What the task asks — Print, word for word, every line from the beginning of the listing up to and including the line with "0.145, 0.155, 0.15];". Pictures are to be excluded.

Data block —
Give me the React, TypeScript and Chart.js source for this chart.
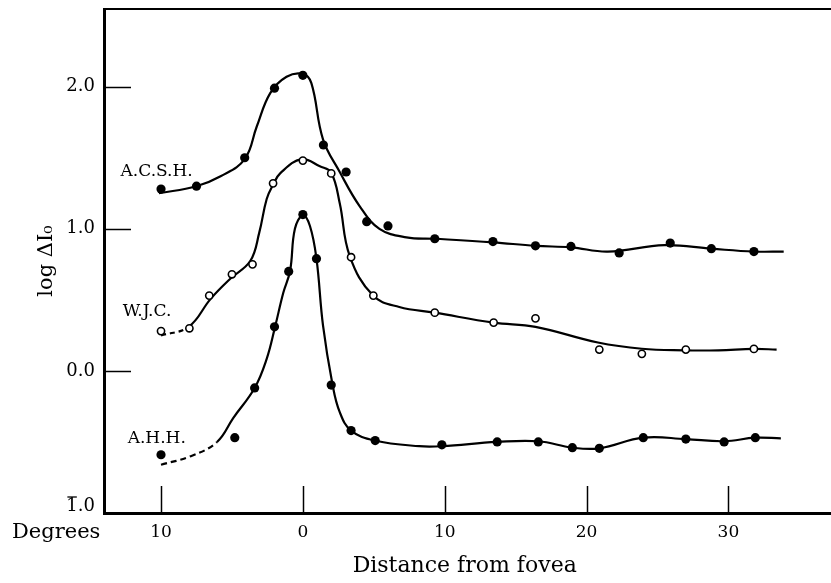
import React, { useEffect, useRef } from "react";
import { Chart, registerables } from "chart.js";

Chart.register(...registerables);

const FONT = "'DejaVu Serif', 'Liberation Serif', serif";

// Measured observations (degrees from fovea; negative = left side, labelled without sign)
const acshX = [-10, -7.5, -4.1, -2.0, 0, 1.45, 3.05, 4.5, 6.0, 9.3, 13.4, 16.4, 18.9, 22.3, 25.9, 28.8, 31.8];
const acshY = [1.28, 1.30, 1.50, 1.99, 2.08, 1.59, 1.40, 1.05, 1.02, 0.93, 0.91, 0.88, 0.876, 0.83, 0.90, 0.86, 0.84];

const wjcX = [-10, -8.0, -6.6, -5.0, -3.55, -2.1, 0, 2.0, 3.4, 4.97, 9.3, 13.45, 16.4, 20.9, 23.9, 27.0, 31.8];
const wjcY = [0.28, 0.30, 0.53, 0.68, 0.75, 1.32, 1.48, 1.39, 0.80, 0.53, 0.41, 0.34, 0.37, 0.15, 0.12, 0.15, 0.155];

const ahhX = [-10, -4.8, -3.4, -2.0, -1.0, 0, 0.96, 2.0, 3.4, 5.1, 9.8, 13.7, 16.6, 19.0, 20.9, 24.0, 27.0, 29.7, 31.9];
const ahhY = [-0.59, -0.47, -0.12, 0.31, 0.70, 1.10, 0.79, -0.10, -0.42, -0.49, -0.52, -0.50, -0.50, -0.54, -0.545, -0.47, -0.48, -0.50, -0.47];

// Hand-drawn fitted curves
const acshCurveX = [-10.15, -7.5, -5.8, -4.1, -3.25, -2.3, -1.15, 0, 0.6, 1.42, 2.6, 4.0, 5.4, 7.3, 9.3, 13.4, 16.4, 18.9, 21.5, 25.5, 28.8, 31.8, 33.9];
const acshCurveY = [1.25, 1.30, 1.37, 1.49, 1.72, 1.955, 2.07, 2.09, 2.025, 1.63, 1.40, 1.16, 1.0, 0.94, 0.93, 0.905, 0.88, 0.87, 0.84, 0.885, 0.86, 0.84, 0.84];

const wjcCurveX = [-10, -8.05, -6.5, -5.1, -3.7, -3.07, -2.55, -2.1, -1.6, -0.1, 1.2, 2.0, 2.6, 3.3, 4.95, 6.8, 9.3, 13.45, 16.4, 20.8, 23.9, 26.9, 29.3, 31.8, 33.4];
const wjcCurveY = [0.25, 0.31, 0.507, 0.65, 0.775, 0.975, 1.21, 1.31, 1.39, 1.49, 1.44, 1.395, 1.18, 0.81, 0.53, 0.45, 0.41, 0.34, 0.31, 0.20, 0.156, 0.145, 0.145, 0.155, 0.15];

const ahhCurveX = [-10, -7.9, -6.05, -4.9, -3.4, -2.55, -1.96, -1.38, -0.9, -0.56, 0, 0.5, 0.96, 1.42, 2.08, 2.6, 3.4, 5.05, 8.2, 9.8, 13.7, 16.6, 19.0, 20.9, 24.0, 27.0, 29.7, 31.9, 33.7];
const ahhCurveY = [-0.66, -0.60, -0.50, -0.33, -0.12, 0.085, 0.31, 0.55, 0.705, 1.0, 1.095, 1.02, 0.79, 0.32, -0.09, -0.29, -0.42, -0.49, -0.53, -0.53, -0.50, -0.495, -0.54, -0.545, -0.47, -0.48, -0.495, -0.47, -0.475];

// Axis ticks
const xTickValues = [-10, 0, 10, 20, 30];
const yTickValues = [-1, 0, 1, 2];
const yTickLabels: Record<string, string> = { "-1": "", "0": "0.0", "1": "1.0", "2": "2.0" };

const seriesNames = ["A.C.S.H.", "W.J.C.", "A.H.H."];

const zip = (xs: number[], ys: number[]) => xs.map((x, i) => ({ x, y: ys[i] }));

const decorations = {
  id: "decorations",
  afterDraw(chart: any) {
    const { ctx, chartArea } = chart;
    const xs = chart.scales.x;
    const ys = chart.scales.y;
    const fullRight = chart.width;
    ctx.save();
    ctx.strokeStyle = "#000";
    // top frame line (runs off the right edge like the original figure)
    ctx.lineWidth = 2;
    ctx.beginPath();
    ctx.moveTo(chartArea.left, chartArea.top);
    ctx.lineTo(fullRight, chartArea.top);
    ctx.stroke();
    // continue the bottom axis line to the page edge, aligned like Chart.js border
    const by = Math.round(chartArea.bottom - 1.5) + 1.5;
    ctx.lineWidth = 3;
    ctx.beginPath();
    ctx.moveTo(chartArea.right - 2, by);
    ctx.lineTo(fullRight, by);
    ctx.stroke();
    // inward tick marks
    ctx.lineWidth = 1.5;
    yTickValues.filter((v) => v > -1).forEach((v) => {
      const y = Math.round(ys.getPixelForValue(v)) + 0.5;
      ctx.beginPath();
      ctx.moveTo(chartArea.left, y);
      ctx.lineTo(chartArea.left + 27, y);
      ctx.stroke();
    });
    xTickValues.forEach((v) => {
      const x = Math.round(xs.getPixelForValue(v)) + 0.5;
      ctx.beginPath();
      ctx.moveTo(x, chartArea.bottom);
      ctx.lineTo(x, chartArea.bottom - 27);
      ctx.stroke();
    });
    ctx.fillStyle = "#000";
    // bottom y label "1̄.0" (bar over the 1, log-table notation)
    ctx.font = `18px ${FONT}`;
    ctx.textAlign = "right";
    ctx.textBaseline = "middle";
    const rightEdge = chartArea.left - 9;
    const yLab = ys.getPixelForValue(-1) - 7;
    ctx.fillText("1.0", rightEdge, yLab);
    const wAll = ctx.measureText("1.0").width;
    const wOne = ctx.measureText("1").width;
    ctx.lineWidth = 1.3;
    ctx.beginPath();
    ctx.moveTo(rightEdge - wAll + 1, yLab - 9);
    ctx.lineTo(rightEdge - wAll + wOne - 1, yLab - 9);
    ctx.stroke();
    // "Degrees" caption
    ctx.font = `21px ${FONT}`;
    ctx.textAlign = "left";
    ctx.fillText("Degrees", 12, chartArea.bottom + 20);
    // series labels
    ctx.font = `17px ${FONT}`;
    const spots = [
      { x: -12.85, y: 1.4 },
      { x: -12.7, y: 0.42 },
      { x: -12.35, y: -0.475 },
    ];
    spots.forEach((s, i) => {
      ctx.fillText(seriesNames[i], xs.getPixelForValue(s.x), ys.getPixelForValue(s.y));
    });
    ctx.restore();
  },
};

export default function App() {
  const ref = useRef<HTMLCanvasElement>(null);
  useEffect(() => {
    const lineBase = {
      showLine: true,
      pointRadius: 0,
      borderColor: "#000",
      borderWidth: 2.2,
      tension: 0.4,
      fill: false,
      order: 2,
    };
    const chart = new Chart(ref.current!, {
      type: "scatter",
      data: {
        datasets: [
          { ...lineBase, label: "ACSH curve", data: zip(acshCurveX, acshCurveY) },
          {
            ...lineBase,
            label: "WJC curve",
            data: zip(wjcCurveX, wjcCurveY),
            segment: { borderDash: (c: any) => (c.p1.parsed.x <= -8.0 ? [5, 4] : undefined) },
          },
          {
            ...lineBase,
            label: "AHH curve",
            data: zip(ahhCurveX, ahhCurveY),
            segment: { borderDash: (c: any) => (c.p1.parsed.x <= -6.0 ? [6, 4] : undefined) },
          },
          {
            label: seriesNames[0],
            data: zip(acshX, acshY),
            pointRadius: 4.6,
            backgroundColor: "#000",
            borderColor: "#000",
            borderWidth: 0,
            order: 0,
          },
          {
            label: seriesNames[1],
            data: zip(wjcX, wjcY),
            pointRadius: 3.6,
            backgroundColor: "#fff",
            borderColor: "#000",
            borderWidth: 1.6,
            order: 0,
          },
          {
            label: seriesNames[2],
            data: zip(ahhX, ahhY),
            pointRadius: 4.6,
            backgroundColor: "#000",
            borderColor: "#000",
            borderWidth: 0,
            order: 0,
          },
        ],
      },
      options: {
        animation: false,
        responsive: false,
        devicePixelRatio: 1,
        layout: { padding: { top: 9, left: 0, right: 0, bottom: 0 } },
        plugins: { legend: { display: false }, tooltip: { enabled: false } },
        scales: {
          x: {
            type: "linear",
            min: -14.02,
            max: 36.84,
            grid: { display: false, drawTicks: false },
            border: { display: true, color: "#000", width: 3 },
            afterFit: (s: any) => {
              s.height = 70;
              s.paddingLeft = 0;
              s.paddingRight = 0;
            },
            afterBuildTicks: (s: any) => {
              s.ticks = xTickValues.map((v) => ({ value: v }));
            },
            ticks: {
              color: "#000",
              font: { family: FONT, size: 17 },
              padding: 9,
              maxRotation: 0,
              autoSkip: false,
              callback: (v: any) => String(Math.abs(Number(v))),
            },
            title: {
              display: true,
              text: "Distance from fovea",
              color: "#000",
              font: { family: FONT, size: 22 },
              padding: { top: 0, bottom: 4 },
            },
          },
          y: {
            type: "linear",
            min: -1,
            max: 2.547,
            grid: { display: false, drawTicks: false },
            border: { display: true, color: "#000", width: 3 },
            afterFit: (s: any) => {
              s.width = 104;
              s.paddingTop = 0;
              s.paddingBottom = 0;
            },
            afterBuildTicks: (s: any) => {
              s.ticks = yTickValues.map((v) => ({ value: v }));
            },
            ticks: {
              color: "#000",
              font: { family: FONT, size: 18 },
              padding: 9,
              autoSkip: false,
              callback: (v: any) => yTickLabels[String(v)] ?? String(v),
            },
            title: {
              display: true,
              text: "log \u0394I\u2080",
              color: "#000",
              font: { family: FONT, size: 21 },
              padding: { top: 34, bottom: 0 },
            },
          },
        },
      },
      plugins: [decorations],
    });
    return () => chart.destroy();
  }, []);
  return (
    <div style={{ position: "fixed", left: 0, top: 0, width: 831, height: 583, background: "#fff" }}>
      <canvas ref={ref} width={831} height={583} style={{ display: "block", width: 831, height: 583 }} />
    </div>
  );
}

Answer in full —
Give me the React, TypeScript and Chart.js source for this chart.
import React, { useEffect, useRef } from "react";
import { Chart, registerables } from "chart.js";

Chart.register(...registerables);

const FONT = "'DejaVu Serif', 'Liberation Serif', serif";

// Measured observations (degrees from fovea; negative = left side, labelled without sign)
const acshX = [-10, -7.5, -4.1, -2.0, 0, 1.45, 3.05, 4.5, 6.0, 9.3, 13.4, 16.4, 18.9, 22.3, 25.9, 28.8, 31.8];
const acshY = [1.28, 1.30, 1.50, 1.99, 2.08, 1.59, 1.40, 1.05, 1.02, 0.93, 0.91, 0.88, 0.876, 0.83, 0.90, 0.86, 0.84];

const wjcX = [-10, -8.0, -6.6, -5.0, -3.55, -2.1, 0, 2.0, 3.4, 4.97, 9.3, 13.45, 16.4, 20.9, 23.9, 27.0, 31.8];
const wjcY = [0.28, 0.30, 0.53, 0.68, 0.75, 1.32, 1.48, 1.39, 0.80, 0.53, 0.41, 0.34, 0.37, 0.15, 0.12, 0.15, 0.155];

const ahhX = [-10, -4.8, -3.4, -2.0, -1.0, 0, 0.96, 2.0, 3.4, 5.1, 9.8, 13.7, 16.6, 19.0, 20.9, 24.0, 27.0, 29.7, 31.9];
const ahhY = [-0.59, -0.47, -0.12, 0.31, 0.70, 1.10, 0.79, -0.10, -0.42, -0.49, -0.52, -0.50, -0.50, -0.54, -0.545, -0.47, -0.48, -0.50, -0.47];

// Hand-drawn fitted curves
const acshCurveX = [-10.15, -7.5, -5.8, -4.1, -3.25, -2.3, -1.15, 0, 0.6, 1.42, 2.6, 4.0, 5.4, 7.3, 9.3, 13.4, 16.4, 18.9, 21.5, 25.5, 28.8, 31.8, 33.9];
const acshCurveY = [1.25, 1.30, 1.37, 1.49, 1.72, 1.955, 2.07, 2.09, 2.025, 1.63, 1.40, 1.16, 1.0, 0.94, 0.93, 0.905, 0.88, 0.87, 0.84, 0.885, 0.86, 0.84, 0.84];

const wjcCurveX = [-10, -8.05, -6.5, -5.1, -3.7, -3.07, -2.55, -2.1, -1.6, -0.1, 1.2, 2.0, 2.6, 3.3, 4.95, 6.8, 9.3, 13.45, 16.4, 20.8, 23.9, 26.9, 29.3, 31.8, 33.4];
const wjcCurveY = [0.25, 0.31, 0.507, 0.65, 0.775, 0.975, 1.21, 1.31, 1.39, 1.49, 1.44, 1.395, 1.18, 0.81, 0.53, 0.45, 0.41, 0.34, 0.31, 0.20, 0.156, 0.145, 0.145, 0.155, 0.15];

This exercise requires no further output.